Task requirements –
It is required that the lines from the top of the listing through the line with "const cx = (c: string)" be reproduced exactly, excluding pictures.

Raw data –
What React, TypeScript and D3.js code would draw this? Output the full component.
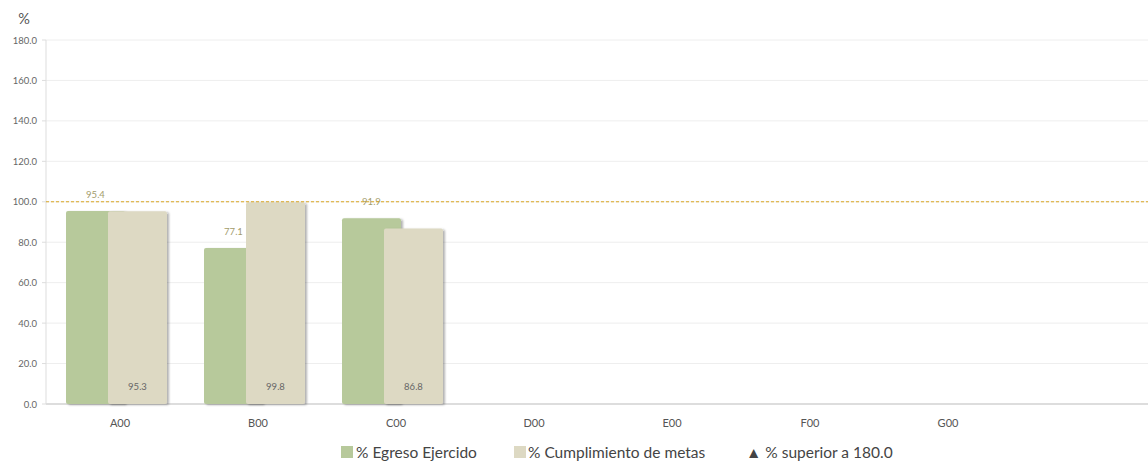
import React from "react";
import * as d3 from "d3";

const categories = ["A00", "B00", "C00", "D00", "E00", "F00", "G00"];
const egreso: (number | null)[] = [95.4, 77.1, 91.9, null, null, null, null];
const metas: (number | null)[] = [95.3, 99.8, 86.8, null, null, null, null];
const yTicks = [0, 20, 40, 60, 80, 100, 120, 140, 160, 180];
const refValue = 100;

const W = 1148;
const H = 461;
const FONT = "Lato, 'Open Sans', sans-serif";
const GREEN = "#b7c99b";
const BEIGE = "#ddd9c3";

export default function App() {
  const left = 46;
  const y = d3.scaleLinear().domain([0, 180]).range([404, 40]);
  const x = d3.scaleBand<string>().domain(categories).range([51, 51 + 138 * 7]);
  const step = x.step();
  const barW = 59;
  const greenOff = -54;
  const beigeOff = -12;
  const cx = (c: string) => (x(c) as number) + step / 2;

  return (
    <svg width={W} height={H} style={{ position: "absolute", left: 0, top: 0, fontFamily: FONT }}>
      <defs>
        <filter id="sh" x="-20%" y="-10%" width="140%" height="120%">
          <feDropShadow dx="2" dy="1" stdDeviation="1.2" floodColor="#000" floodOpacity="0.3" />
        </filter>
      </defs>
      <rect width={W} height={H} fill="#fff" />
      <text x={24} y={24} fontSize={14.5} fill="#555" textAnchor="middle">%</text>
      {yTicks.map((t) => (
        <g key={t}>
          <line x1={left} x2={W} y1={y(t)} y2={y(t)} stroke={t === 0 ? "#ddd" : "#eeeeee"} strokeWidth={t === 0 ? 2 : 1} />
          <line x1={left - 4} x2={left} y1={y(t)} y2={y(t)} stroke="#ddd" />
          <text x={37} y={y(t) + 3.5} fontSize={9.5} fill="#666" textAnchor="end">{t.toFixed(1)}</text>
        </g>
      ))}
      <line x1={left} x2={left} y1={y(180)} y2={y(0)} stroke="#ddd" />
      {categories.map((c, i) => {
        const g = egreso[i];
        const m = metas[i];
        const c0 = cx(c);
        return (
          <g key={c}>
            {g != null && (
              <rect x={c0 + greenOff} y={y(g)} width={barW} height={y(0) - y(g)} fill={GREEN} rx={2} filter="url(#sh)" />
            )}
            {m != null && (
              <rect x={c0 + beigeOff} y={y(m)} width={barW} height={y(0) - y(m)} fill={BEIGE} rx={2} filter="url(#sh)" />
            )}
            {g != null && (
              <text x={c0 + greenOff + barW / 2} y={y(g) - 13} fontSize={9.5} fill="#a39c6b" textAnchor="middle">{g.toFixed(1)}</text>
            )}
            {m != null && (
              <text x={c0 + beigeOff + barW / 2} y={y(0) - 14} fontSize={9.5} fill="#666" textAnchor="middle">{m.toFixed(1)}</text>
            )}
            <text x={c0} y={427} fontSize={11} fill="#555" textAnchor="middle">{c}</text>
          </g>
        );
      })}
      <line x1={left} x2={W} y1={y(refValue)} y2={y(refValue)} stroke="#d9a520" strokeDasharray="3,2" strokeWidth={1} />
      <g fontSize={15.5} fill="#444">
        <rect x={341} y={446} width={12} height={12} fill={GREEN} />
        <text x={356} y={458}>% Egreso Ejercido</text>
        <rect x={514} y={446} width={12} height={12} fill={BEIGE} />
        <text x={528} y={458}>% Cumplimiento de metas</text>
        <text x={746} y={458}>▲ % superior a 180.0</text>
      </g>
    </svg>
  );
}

Output –
What React, TypeScript and D3.js code would draw this? Output the full component.
import React from "react";
import * as d3 from "d3";

const categories = ["A00", "B00", "C00", "D00", "E00", "F00", "G00"];
const egreso: (number | null)[] = [95.4, 77.1, 91.9, null, null, null, null];
const metas: (number | null)[] = [95.3, 99.8, 86.8, null, null, null, null];
const yTicks = [0, 20, 40, 60, 80, 100, 120, 140, 160, 180];
const refValue = 100;

const W = 1148;
const H = 461;
const FONT = "Lato, 'Open Sans', sans-serif";
const GREEN = "#b7c99b";
const BEIGE = "#ddd9c3";

export default function App() {
  const left = 46;
  const y = d3.scaleLinear().domain([0, 180]).range([404, 40]);
  const x = d3.scaleBand<string>().domain(categories).range([51, 51 + 138 * 7]);
  const step = x.step();
  const barW = 59;
  const greenOff = -54;
  const beigeOff = -12;
  const cx = (c: string) => (x(c) as number) + step / 2;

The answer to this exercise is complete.